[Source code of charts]
● ● ● ● ● ● ●

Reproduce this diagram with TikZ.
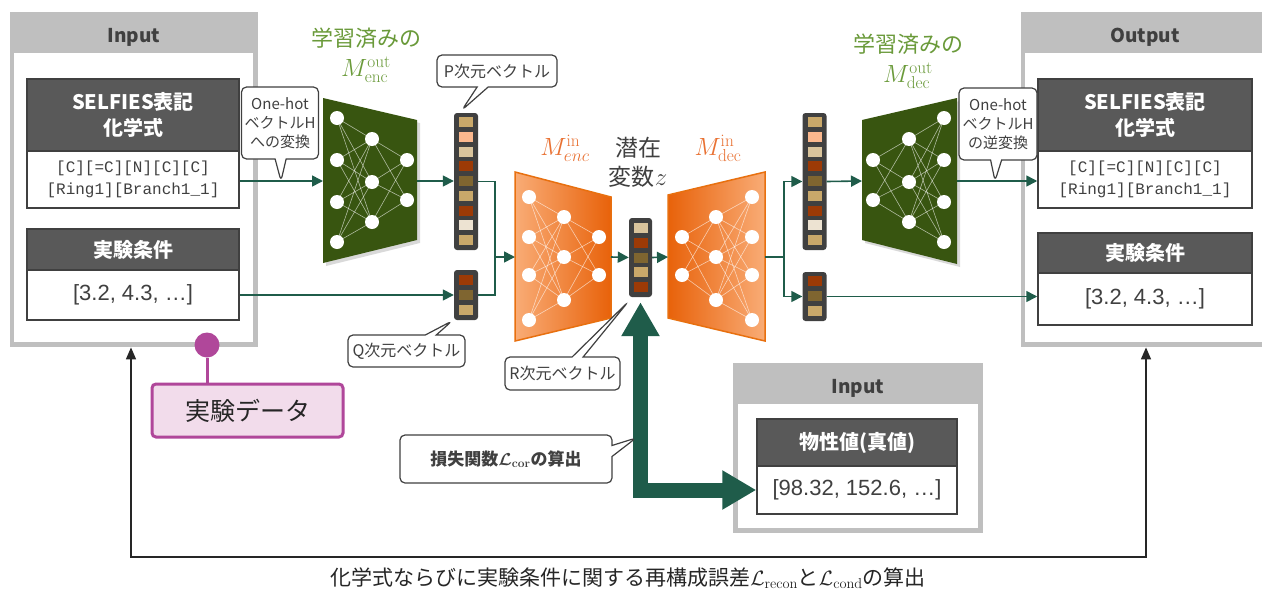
\documentclass[tikz,border=0pt]{standalone}
\usepackage[no-math]{fontspec}
\setmainfont{Liberation Sans}
\newfontfamily\jp{Noto Sans CJK JP}
\newfontfamily\monof{Liberation Mono}
\usetikzlibrary{arrows.meta,shapes.callouts,calc}
\definecolor{hdrgray}{HTML}{595959}
\definecolor{framegray}{HTML}{BFBFBF}
\definecolor{bordergray}{HTML}{404040}
\definecolor{arrgreen}{HTML}{1F5C4A}
\definecolor{nngreen}{HTML}{385510}
\definecolor{lblgreen}{HTML}{6A9A3A}
\definecolor{orgdark}{HTML}{E8620A}
\definecolor{orglight}{HTML}{F9AC76}
\definecolor{orgline}{HTML}{E8700F}
\definecolor{orglbl}{HTML}{E97132}
\definecolor{magA}{HTML}{B0479A}
\definecolor{pinkA}{HTML}{F2DCEB}
\definecolor{cA}{HTML}{C9A86A}
\definecolor{cB}{HTML}{FBB88E}
\definecolor{cC}{HTML}{D9C49C}
\definecolor{cD}{HTML}{9C3A06}
\definecolor{cE}{HTML}{7F6530}
\definecolor{cF}{HTML}{EDE3D2}
\newcommand{\myfs}[2]{\fontsize{#1pt}{#2pt}\selectfont}
\newcommand{\veccells}[3]{\foreach \c [count=\i] in {#3}{\fill[\c] ({#1-7},{#2+(\i-1)*14.75-5}) rectangle ++(14,10);}}
\newcommand{\nnet}[6]{%
 \foreach \a in {#2}{\foreach \b in {#4}{\draw[nnedge] (#1,\a) -- (#3,\b);}}%
 \foreach \a in {#4}{\foreach \b in {#6}{\draw[nnedge] (#3,\a) -- (#5,\b);}}%
 \foreach \a in {#2}{\fill[white] (#1,\a) circle[radius=7pt];}%
 \foreach \a in {#4}{\fill[white] (#3,\a) circle[radius=7pt];}%
 \foreach \a in {#6}{\fill[white] (#5,\a) circle[radius=7pt];}%
}
\begin{document}
\begin{tikzpicture}[x=1pt,y=-1pt,
  frame/.style={fill=framegray, anchor=north west, inner sep=0pt},
  inner/.style={fill=white, anchor=north west, inner sep=0pt},
  ftitle/.style={text=bordergray, font=\jp\bfseries\myfs{19}{22}},
  hdr/.style={fill=hdrgray, draw=bordergray, line width=1.5pt, text=white, font=\jp\bfseries\myfs{20}{26}, align=center, inner sep=0pt},
  bodybox/.style={fill=white, draw=bordergray, line width=1.5pt, align=center, inner sep=0pt, text=bordergray},
  callbox/.style={rectangle callout, draw=bordergray, fill=white, line width=1.2pt, rounded corners=5pt, align=center, inner sep=0pt, callout pointer width=11pt, text=bordergray, font=\jp\myfs{15}{19}},
  arr/.style={draw=arrgreen, line width=1.6pt, -{Triangle[length=11pt,width=11pt]}},
  ln/.style={draw=arrgreen, line width=1.6pt},
  nnedge/.style={draw=white, opacity=0.6, line width=0.6pt},
  vecbg/.style={fill=bordergray, rounded corners=3pt, inner sep=0pt, minimum width=24pt},
  glbl/.style={text=lblgreen, font=\jp\myfs{22}{26}},
  olbl/.style={text=orglbl, font=\myfs{23}{26}},
  fb/.style={draw=black!85, line width=1.5pt, {Triangle[length=12pt,width=10pt]}-{Triangle[length=12pt,width=10pt]}},
  bigarr/.style={draw=arrgreen, line width=15pt, {Triangle[length=34pt,width=36pt]}-{Triangle[length=34pt,width=37pt]}}
]
\useasboundingbox (0,0) rectangle (1262,592);
\fill[white] (0,0) rectangle (1262,592);

% ---------- frames ----------
\node[frame, minimum width=248pt, minimum height=335pt] (inFrame) at (10,12) {};
\node[inner, minimum width=239pt, minimum height=289pt] (inInner) at (14,53) {};
\node[ftitle] (inTitle) at (134,37) {Input};

\node[frame, minimum width=260pt, minimum height=335pt] (outFrame) at (1021,12) {};
\node[inner, minimum width=260pt, minimum height=289pt] (outInner) at (1025,53) {};
\node[ftitle] (outTitle) at (1145,37) {Output};

\node[frame, minimum width=250pt, minimum height=170pt] (btFrame) at (733,363) {};
\node[inner, minimum width=240pt, minimum height=124pt] (btInner) at (738,404) {};
\node[ftitle] (btTitle) at (858,388) {Input};

% ---------- input boxes ----------
\node[hdr, minimum width=212pt, minimum height=72pt] (selInH) at (133,115) {SELFIES表記\\化学式};
\node[bodybox, minimum width=212pt, minimum height=57pt, font=\monof\myfs{16}{22}] (selInB) at (133,179.5) {[C][=C][N][C][C]\\{[Ring1][Branch1\_1]}};
\node[hdr, minimum width=212pt, minimum height=41pt] (condInH) at (133,249.5) {実験条件};
\node[bodybox, minimum width=212pt, minimum height=50pt, font=\myfs{22}{26}] (condInB) at (133,295) {[3.2, 4.3, …]};

% ---------- output boxes ----------
\node[hdr, minimum width=214pt, minimum height=72pt] (selOutH) at (1145,115) {SELFIES表記\\化学式};
\node[bodybox, minimum width=214pt, minimum height=57pt, font=\monof\myfs{16}{22}] (selOutB) at (1145,179.5) {[C][=C][N][C][C]\\{[Ring1][Branch1\_1]}};
\node[hdr, minimum width=214pt, minimum height=40pt] (condOutH) at (1145,253) {実験条件};
\node[bodybox, minimum width=214pt, minimum height=52pt, font=\myfs{22}{26}] (condOutB) at (1145,299) {[3.2, 4.3, …]};

% ---------- property box ----------
\node[hdr, minimum width=200pt, minimum height=47pt] (propH) at (857,442.5) {物性値(真値)};
\node[bodybox, minimum width=200pt, minimum height=48pt, font=\myfs{22}{26}] (propB) at (857,490) {[98.32, 152.6, …]};

% ---------- green networks ----------
\fill[black, opacity=0.15] (326,101) -- (420,123) -- (420,243) -- (326,266) -- cycle;
\fill[nngreen] (323,98) -- (417,120) -- (417,240) -- (323,263) -- cycle;
\nnet{337}{118,160,202,242}{372}{139,182,222}{407}{160,200}
\coordinate (encOutL) at (323,181);
\coordinate (encOutR) at (417,181);

\fill[black, opacity=0.15] (865,123) -- (960,101) -- (960,267) -- (865,243) -- cycle;
\fill[nngreen] (862,120) -- (957,98) -- (957,264) -- (862,240) -- cycle;
\nnet{873}{160,200}{909}{139,182,222}{944}{118,160,202,242}
\coordinate (decOutL) at (862,181);
\coordinate (decOutR) at (957,181);

% ---------- orange networks ----------
\draw[left color=orglight, right color=orgdark, draw=orgline, line width=1.5pt] (515,172) -- (611,197) -- (611,318) -- (515,341) -- cycle;
\nnet{529}{197,237,275,320}{564}{217,257,300}{599}{237,275}
\coordinate (encInL) at (515,257);
\coordinate (encInR) at (611,257);

\draw[left color=orgdark, right color=orglight, draw=orgline, line width=1.5pt] (668,195) -- (765,172) -- (765,341) -- (668,318) -- cycle;
\nnet{682}{237,275}{716}{217,257,300}{752}{197,237,275,320}
\coordinate (decInL) at (668,257);
\coordinate (decInR) at (765,257);

% ---------- vectors ----------
\node[vecbg, minimum height=137pt] (pVec) at (466,181.5) {};
\veccells{466}{122}{cA,cB,cC,cD,cE,cA,cD,cF,cA}
\node[vecbg, minimum height=50pt] (qVec) at (466,295) {};
\veccells{466}{280}{cD,cE,cA}
\node[vecbg, minimum height=79pt, minimum width=23pt] (zVec) at (640.5,257.5) {};
\veccells{640.5}{228}{cC,cD,cE,cA,cD}
\node[vecbg, minimum height=137pt] (opVec) at (814.5,181.5) {};
\veccells{814.5}{122}{cA,cB,cC,cD,cE,cA,cD,cF,cA}
\node[vecbg, minimum height=49pt] (oqVec) at (814.5,296.5) {};
\veccells{814.5}{281}{cD,cE,cA}

% ---------- labels ----------
\node[glbl] (trA) at (366,38) {学習済みの};
\node[glbl, font=\myfs{23}{26}] (mEncOut) at (366,70) {$M^{\mathrm{out}}_{\mathrm{enc}}$};
\node[glbl] (trB) at (908,44) {学習済みの};
\node[glbl, font=\myfs{23}{26}] (mDecOut) at (908,76) {$M^{\mathrm{out}}_{\mathrm{dec}}$};
\node[olbl] (mEncIn) at (565,148) {$M^{\mathrm{in}}_{enc}$};
\node[olbl] (mDecIn) at (718,148) {$M^{\mathrm{in}}_{\mathrm{dec}}$};
\node[text=bordergray, font=\jp\myfs{23}{29}, align=center] (latent) at (638,162) {潜在\\変数$z$};

% ---------- connectors ----------
\draw[arr] (selInB.east |- encOutL) -- (encOutL);
\draw[arr] (encOutR) -- (pVec.west |- encOutR);
\draw[arr] (condInB.east) -- (qVec.west);
\coordinate (mergeA) at (495,257);
\draw[ln] (pVec.east) -| (mergeA);
\draw[ln] (qVec.east) -| (mergeA);
\draw[arr] (mergeA) -- (encInL);
\draw[arr] (encInR) -- (zVec.west);
\draw[arr] (zVec.east) -- (decInL);
\coordinate (splitA) at (784,257);
\draw[ln] (decInR) -- (splitA);
\draw[arr] (splitA) |- (opVec.west);
\draw[arr] (splitA) |- (oqVec.west);
\draw[arr] (opVec.east) -- (decOutL);
\draw[arr] (decOutR) -- (selOutB.west |- decOutR);
\draw[arr] (oqVec.east) -- (oqVec.east -| condOutB.west);

% thick arrow
\draw[bigarr] ([yshift=-5pt]zVec.south) |- (propB.west);

% feedback
\coordinate (fbL) at (131,557);
\coordinate (fbR) at (1146,557);
\draw[fb] (inFrame.south -| fbL) -- (fbL) -- (fbR) -- (outFrame.south -| fbR);
\node[text=black!85, font=\jp\myfs{21}{24}] (bottomTxt) at (628,578) {化学式ならびに実験条件に関する再構成誤差$\mathcal{L}_{\mathrm{recon}}$と$\mathcal{L}_{\mathrm{cond}}$の算出};

% ---------- callouts ----------
\node[callbox, minimum width=77pt, minimum height=72pt, callout absolute pointer={(281,181)}] (cOneIn) at (280,123) {One-hot\\ベクトルH\\への変換};
\node[callbox, minimum width=78pt, minimum height=72pt, callout absolute pointer={(995,181)}] (cOneOut) at (998,124) {One-hot\\ベクトルH\\の逆変換};
\node[callbox, minimum width=120pt, minimum height=32pt, font=\jp\myfs{16}{19}, callout absolute pointer={(462,110)}] (cP) at (497,71) {P次元ベクトル};
\node[callbox, minimum width=117pt, minimum height=32pt, font=\jp\myfs{16}{19}, callout absolute pointer={(452,321)}] (cQ) at (406.5,351) {Q次元ベクトル};
\node[callbox, minimum width=115pt, minimum height=33pt, font=\jp\myfs{16}{19}, callout absolute pointer={(628,302)}] (cR) at (562.5,373.5) {R次元ベクトル};
\node[callbox, minimum width=212pt, minimum height=48pt, font=\jp\bfseries\boldmath\myfs{17}{20}, callout absolute pointer={(636,438)}] (cLoss) at (506,459) {損失関数$\mathcal{L}_{\mathrm{cor}}$の算出};

% ---------- experiment data tag ----------
\node[draw=magA, line width=3pt, fill=pinkA, rounded corners=4pt, minimum width=191pt, minimum height=53pt, text=black!85, font=\jp\myfs{25}{28}] (dataBox) at (247.5,410.5) {実験データ};
\node[circle, fill=magA, minimum size=25pt, inner sep=0pt] (dot) at (207,345) {};
\draw[magA, line width=3pt] (dot) -- (dot |- dataBox.north);
\end{tikzpicture}
\end{document}
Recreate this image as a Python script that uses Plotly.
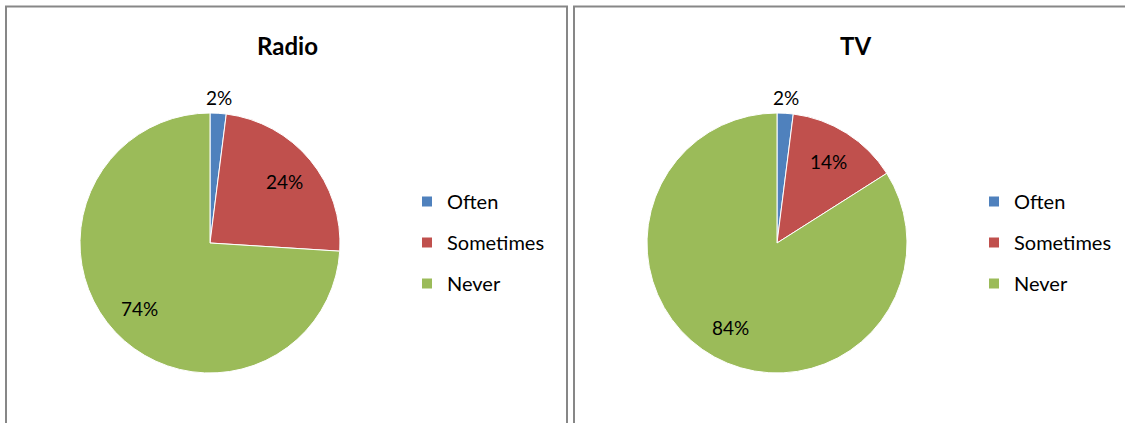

● ● ● ● ● ● ●

Filter the listing above by the word "this"; copy each line that passes.

Reproduce this diagram with TikZ.
Recreate this image as a Python script that uses Plotly.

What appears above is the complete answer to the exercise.